How often should I update my net worth?
Monthly is the sweet spot for most people. It's frequent enough to catch trends and stay motivated, but not so frequent that it feels like a chore. If most of your wealth is in stable assets like real estate and retirement accounts, quarterly works fine. If you have volatile investments, you might enjoy updating more often. The most important thing is consistency, not frequency.
Should I include my house in net worth?
Yes, but use the equity, not the full market value. Your home's value minus your remaining mortgage balance equals your home equity, and that's what belongs on your personal balance sheet. For the market value, use a conservative estimate.
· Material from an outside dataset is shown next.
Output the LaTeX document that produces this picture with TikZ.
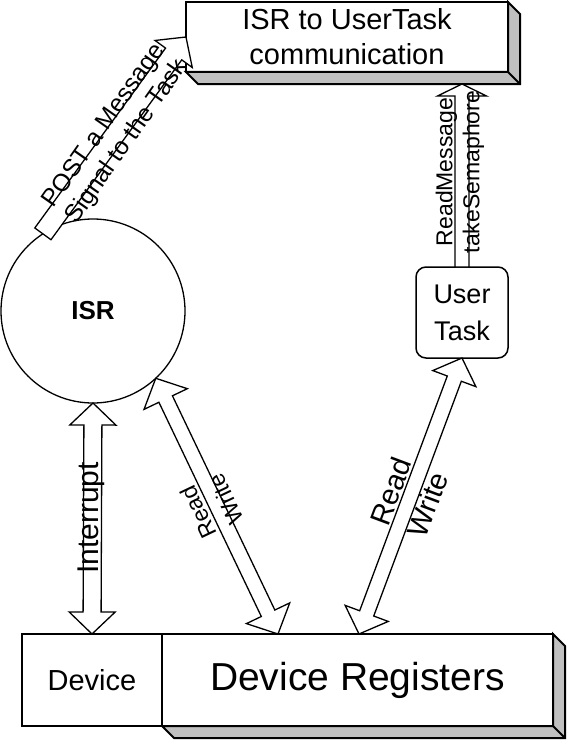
\documentclass[tikz,border=0pt]{standalone}
\usepackage{fontspec}
\setmainfont{Liberation Sans}
\usetikzlibrary{calc}
\definecolor{shadowgray}{HTML}{C0C0C0}
\tikzset{
  boxface/.style={draw, fill=white, line width=2pt, outer sep=0pt, inner sep=0pt, align=center},
  shadowface/.style={draw, fill=shadowgray, line width=2pt, line join=miter},
  arrowbody/.style={draw, fill=white, line width=1.3pt, line join=miter},
  lbl/.style={inner sep=0pt, align=center},
}
% double block arrow: #1 tip A, #2 tip B, #3 half shaft, #4 half head, #5 head length
\newcommand\dblockarrow[5]{%
  \path ($(#1)!#5!(#2)$) coordinate (tmpP) ($(#2)!#5!(#1)$) coordinate (tmpQ);
  \draw[arrowbody] (#1)
    -- ($(tmpP)!#4!90:(#2)$) -- ($(tmpP)!#3!90:(#2)$)
    -- ($(tmpQ)!#3!-90:(#1)$) -- ($(tmpQ)!#4!-90:(#1)$)
    -- (#2)
    -- ($(tmpQ)!#4!90:(#1)$) -- ($(tmpQ)!#3!90:(#1)$)
    -- ($(tmpP)!#3!-90:(#2)$) -- ($(tmpP)!#4!-90:(#2)$)
    -- cycle;}
% single block arrow: #1 tail A, #2 tip B
\newcommand\sblockarrow[5]{%
  \path ($(#2)!#5!(#1)$) coordinate (tmpQ);
  \draw[arrowbody] ($(#1)!#3!90:(#2)$)
    -- ($(tmpQ)!#3!-90:(#1)$) -- ($(tmpQ)!#4!-90:(#1)$)
    -- (#2)
    -- ($(tmpQ)!#4!90:(#1)$) -- ($(tmpQ)!#3!90:(#1)$)
    -- ($(#1)!#3!-90:(#2)$)
    -- cycle;}
\begin{document}
\begin{tikzpicture}[x=1pt,y=-1pt]
\useasboundingbox (0,0) rectangle (576,752);

% top box with 3D depth
\node[boxface, minimum width=322pt, minimum height=70pt,
      font=\fontsize{29}{35}\selectfont] (comm) at (347,37) {ISR to UserTask\\communication};
\draw[shadowface] (comm.north east) -- ++(12,12) -- ++(0,70)
   -- ($(comm.south west)+(12,12)$) -- (comm.south west) -- (comm.south east) -- cycle;
\draw[line width=2pt] (comm.south east) -- ++(12,12);

% ISR circle
\node[circle, draw, line width=1.3pt, minimum size=184pt, inner sep=0pt, outer sep=0pt,
      font=\fontsize{26}{30}\selectfont\bfseries] (isr) at (93,311) {ISR};

% User Task
\node[boxface, line width=1.5pt, rounded corners=10pt, minimum width=92pt, minimum height=91pt,
      font=\fontsize{27}{37}\selectfont] (ut) at (462,312.5) {User\\Task};

% Device and Device Registers
\node[boxface, minimum width=140pt, minimum height=92pt,
      font=\fontsize{29}{34}\selectfont] (dev) at (92,680) {Device};
\draw[shadowface] (553,634) -- ++(12,12) -- ++(0,92) -- (174,738) -- (162,726) -- (553,726) -- cycle;
\node[boxface, minimum width=391pt, minimum height=92pt,
      font=\fontsize{39}{45}\selectfont] (reg) at (357.5,680) {Device Registers};
\draw[line width=2pt] (reg.south east) -- ++(12,12);

% connector end points
\coordinate (postA) at (isr.123);
\coordinate (postB) at (comm.west);
\coordinate (rw1B) at ($(reg.north west)+(116,0)$);
\coordinate (rw2B) at ($(reg.north west)+(197,0)$);
\coordinate (rmB) at ($(comm.south)+(115,12)$);

% arrows
\sblockarrow{postA}{postB}{10pt}{23pt}{21pt}
\dblockarrow{isr.south}{dev.north}{9pt}{23pt}{22pt}
\dblockarrow{isr.-47}{rw1B}{7.5pt}{24pt}{23pt}
\dblockarrow{ut.south}{rw2B}{7.5pt}{23pt}{22pt}
\sblockarrow{ut.north}{rmB}{7pt}{24.5pt}{12pt}

% labels
\node[lbl, rotate=54.9, font=\fontsize{24.5}{28}\selectfont] (postlbl) at (116,134) {POST a Message\\Signal to the Task};
\node[lbl, rotate=90, font=\fontsize{30}{34}\selectfont] (intlbl) at (91,518) {Interrupt};
\node[lbl, rotate=115.5, font=\fontsize{23}{31}\selectfont] (rw1lbl) at (212,506) {Read\\Write};
\node[lbl, rotate=69.5, font=\fontsize{29}{39}\selectfont] (rw2lbl) at (409,498) {Read\\Write};
\node[lbl, rotate=90, font=\fontsize{23}{27}\selectfont] (rmlbl) at (460,172) {ReadMessage\\takeSemaphore};
\end{tikzpicture}
\end{document}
Zillow and Redfin can give you a starting point, but they tend to run optimistic. Knocking 5-10% off their estimate gives you a more realistic number.
Is there a free net worth tracker?
Yes. Both spreadsheets and some dedicated trackers offer free tiers. Google Sheets is completely free and lets you build a custom net worth spreadsheet from scratch. Steady Wealth's free tier lets you track up to five accounts with full dashboard, snapshots, and milestone tracking at no cost. The trade-off with free tools is usually fewer features or more manual work, but for basic net worth tracking, free options are genuinely capable.
What accounts should I include in net worth?
Include everything that has real monetary value. On the asset side: checking accounts, savings accounts, investment and brokerage accounts, retirement accounts (401k, IRA, Roth IRA), real estate (at equity value), vehicles (at resale value), HSAs, 529 plans, business equity, and cryptocurrency. On the liability side: mortgages, student loans, auto loans, credit card balances, personal loans, HELOCs, and any other outstanding debt. Don't include income or monthly expenses. Net worth is a snapshot of what you own minus what you owe at a single point in time.